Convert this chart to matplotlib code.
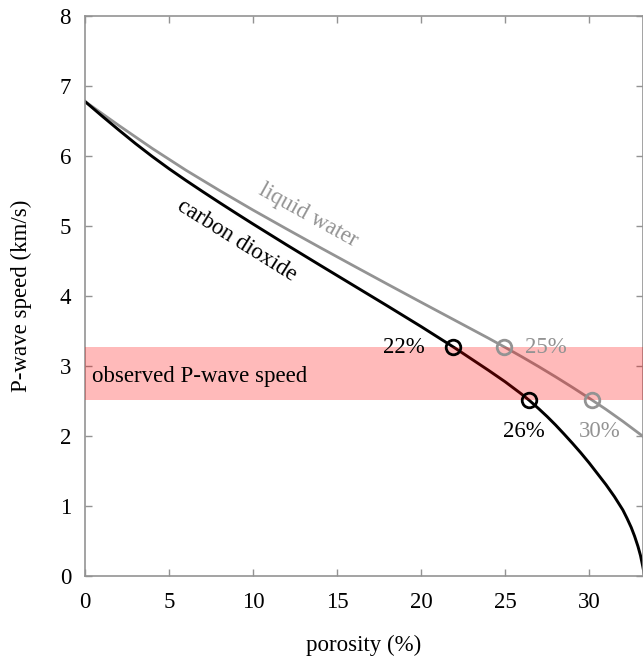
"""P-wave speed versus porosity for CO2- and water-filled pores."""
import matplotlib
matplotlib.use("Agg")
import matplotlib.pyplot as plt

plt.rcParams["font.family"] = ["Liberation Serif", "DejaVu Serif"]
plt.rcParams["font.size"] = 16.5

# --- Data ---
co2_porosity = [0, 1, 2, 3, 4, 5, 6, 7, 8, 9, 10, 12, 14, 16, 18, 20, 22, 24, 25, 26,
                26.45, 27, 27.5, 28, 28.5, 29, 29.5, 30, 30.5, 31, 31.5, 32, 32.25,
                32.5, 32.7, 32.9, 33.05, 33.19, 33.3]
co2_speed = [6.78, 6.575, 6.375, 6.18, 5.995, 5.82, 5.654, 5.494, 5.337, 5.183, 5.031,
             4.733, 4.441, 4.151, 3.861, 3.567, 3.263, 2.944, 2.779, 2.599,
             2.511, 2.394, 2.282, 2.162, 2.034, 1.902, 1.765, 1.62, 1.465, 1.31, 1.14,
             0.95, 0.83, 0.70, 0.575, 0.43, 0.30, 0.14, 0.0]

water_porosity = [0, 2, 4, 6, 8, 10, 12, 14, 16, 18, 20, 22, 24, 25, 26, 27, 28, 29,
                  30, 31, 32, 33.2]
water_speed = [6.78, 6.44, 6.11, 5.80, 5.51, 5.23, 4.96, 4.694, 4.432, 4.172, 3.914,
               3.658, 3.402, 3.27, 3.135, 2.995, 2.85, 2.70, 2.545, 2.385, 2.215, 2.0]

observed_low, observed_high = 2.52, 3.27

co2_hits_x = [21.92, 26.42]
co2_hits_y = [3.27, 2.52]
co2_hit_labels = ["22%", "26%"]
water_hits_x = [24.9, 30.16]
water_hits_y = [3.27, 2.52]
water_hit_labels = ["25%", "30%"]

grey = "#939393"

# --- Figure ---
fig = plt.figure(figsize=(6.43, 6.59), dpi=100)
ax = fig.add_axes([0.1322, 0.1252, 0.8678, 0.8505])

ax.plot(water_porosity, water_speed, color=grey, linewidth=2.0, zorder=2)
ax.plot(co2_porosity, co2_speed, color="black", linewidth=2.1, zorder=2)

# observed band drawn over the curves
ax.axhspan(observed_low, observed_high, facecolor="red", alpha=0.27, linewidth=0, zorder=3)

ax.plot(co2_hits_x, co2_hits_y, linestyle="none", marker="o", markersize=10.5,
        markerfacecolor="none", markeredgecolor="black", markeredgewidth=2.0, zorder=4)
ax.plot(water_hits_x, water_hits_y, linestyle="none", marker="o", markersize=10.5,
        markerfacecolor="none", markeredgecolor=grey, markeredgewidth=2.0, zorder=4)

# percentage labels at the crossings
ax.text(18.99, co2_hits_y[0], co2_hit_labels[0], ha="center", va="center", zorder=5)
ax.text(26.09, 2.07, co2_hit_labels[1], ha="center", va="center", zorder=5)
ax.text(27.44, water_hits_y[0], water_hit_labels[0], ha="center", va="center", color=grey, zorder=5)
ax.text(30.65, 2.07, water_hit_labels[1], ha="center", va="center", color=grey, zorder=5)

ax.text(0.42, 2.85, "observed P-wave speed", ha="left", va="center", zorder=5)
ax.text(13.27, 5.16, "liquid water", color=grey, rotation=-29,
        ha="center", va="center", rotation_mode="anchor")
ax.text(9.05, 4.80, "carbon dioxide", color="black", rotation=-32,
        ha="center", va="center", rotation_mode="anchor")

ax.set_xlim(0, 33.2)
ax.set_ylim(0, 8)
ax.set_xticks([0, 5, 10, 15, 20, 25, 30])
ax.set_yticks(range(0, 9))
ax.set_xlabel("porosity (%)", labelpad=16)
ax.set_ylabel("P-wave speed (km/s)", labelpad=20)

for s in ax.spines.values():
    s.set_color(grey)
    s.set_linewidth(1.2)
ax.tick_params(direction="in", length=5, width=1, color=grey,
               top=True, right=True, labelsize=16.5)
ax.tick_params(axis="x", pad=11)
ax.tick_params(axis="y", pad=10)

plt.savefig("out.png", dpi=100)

+---+

Task objective
Transcribe the material exactly, and leave out whatever pictures it holds.

Task output
Convert this chart to matplotlib code.
"""P-wave speed versus porosity for CO2- and water-filled pores."""
import matplotlib
matplotlib.use("Agg")
import matplotlib.pyplot as plt

plt.rcParams["font.family"] = ["Liberation Serif", "DejaVu Serif"]
plt.rcParams["font.size"] = 16.5

# --- Data ---
co2_porosity = [0, 1, 2, 3, 4, 5, 6, 7, 8, 9, 10, 12, 14, 16, 18, 20, 22, 24, 25, 26,
                26.45, 27, 27.5, 28, 28.5, 29, 29.5, 30, 30.5, 31, 31.5, 32, 32.25,
                32.5, 32.7, 32.9, 33.05, 33.19, 33.3]
co2_speed = [6.78, 6.575, 6.375, 6.18, 5.995, 5.82, 5.654, 5.494, 5.337, 5.183, 5.031,
             4.733, 4.441, 4.151, 3.861, 3.567, 3.263, 2.944, 2.779, 2.599,
             2.511, 2.394, 2.282, 2.162, 2.034, 1.902, 1.765, 1.62, 1.465, 1.31, 1.14,
             0.95, 0.83, 0.70, 0.575, 0.43, 0.30, 0.14, 0.0]

water_porosity = [0, 2, 4, 6, 8, 10, 12, 14, 16, 18, 20, 22, 24, 25, 26, 27, 28, 29,
                  30, 31, 32, 33.2]
water_speed = [6.78, 6.44, 6.11, 5.80, 5.51, 5.23, 4.96, 4.694, 4.432, 4.172, 3.914,
               3.658, 3.402, 3.27, 3.135, 2.995, 2.85, 2.70, 2.545, 2.385, 2.215, 2.0]

observed_low, observed_high = 2.52, 3.27

co2_hits_x = [21.92, 26.42]
co2_hits_y = [3.27, 2.52]
co2_hit_labels = ["22%", "26%"]
water_hits_x = [24.9, 30.16]
water_hits_y = [3.27, 2.52]
water_hit_labels = ["25%", "30%"]

grey = "#939393"

# --- Figure ---
fig = plt.figure(figsize=(6.43, 6.59), dpi=100)
ax = fig.add_axes([0.1322, 0.1252, 0.8678, 0.8505])

ax.plot(water_porosity, water_speed, color=grey, linewidth=2.0, zorder=2)
ax.plot(co2_porosity, co2_speed, color="black", linewidth=2.1, zorder=2)

# observed band drawn over the curves
ax.axhspan(observed_low, observed_high, facecolor="red", alpha=0.27, linewidth=0, zorder=3)

ax.plot(co2_hits_x, co2_hits_y, linestyle="none", marker="o", markersize=10.5,
        markerfacecolor="none", markeredgecolor="black", markeredgewidth=2.0, zorder=4)
ax.plot(water_hits_x, water_hits_y, linestyle="none", marker="o", markersize=10.5,
        markerfacecolor="none", markeredgecolor=grey, markeredgewidth=2.0, zorder=4)

# percentage labels at the crossings
ax.text(18.99, co2_hits_y[0], co2_hit_labels[0], ha="center", va="center", zorder=5)
ax.text(26.09, 2.07, co2_hit_labels[1], ha="center", va="center", zorder=5)
ax.text(27.44, water_hits_y[0], water_hit_labels[0], ha="center", va="center", color=grey, zorder=5)
ax.text(30.65, 2.07, water_hit_labels[1], ha="center", va="center", color=grey, zorder=5)

ax.text(0.42, 2.85, "observed P-wave speed", ha="left", va="center", zorder=5)
ax.text(13.27, 5.16, "liquid water", color=grey, rotation=-29,
        ha="center", va="center", rotation_mode="anchor")
ax.text(9.05, 4.80, "carbon dioxide", color="black", rotation=-32,
        ha="center", va="center", rotation_mode="anchor")

ax.set_xlim(0, 33.2)
ax.set_ylim(0, 8)
ax.set_xticks([0, 5, 10, 15, 20, 25, 30])
ax.set_yticks(range(0, 9))
ax.set_xlabel("porosity (%)", labelpad=16)
ax.set_ylabel("P-wave speed (km/s)", labelpad=20)

for s in ax.spines.values():
    s.set_color(grey)
    s.set_linewidth(1.2)
ax.tick_params(direction="in", length=5, width=1, color=grey,
               top=True, right=True, labelsize=16.5)
ax.tick_params(axis="x", pad=11)
ax.tick_params(axis="y", pad=10)

plt.savefig("out.png", dpi=100)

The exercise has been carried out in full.